- Leader: Apolonides Parra
- Founded: 16 June 1988
- Dissolved: 27 February 1989
- Split from: National Democratic Party
- Merged into: National Renewal
- Headquarters: Santiago de Chile
- Political position: Centre-right

= Democratic Party of Chile (1988) =

The Democratic Party of Chile (Partido Democrático de Chile, PADECH) was a Chilean political party that had legal existence from 1988 to 1989 as a "party in formation".

It was originally created by Apolonides Parra to rally the militants of the National Democratic Party (PADENA) who rejected the decision of the Minchel faction within PADEMA to support the "No" option in the plebiscite of 1988. PADECH started preparations for its establishment on 16 June 1988 and was declared as a "party in formation" July 27 of that year.

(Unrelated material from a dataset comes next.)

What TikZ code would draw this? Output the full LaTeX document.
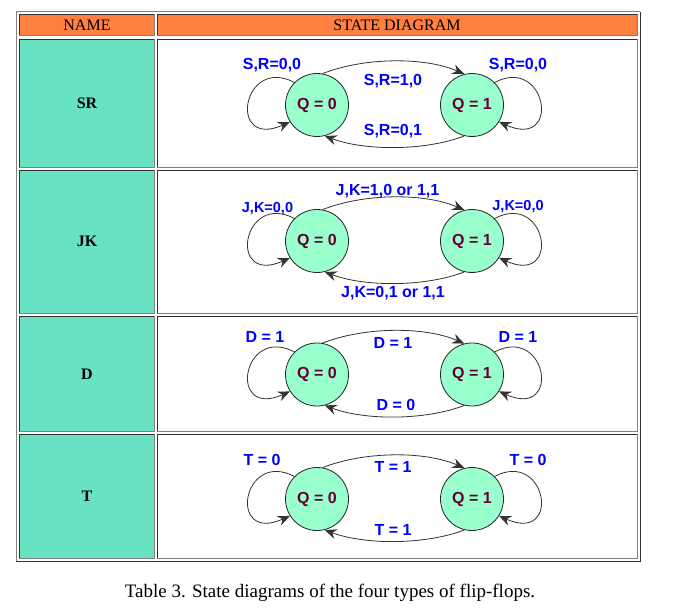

It openly supported the option "Yes" in the referendum of October 5, 1988, which sought the continuation of the dictatorship of Augusto Pinochet, who had controlled Chile since 1973.

In late 1988 PADECH formed the short-lived Democratic Confederation with the National Party (the "National Party for the Yes" faction), the Radical Democracy, the Social Democrat Party, the National Advance, the Liberal Democrat Party of Chile, the Free Democratic Centre and the Civic Committees. The confederation disappeared in 1989 during negotiations for parliamentary candidates that year.

After the "No" option won the 1988 referendum, the Electoral Service dissolved the PADECH party on 27 February 1989 for not complying with legal requirements, and many PADECH members joined the National Renewal (RN).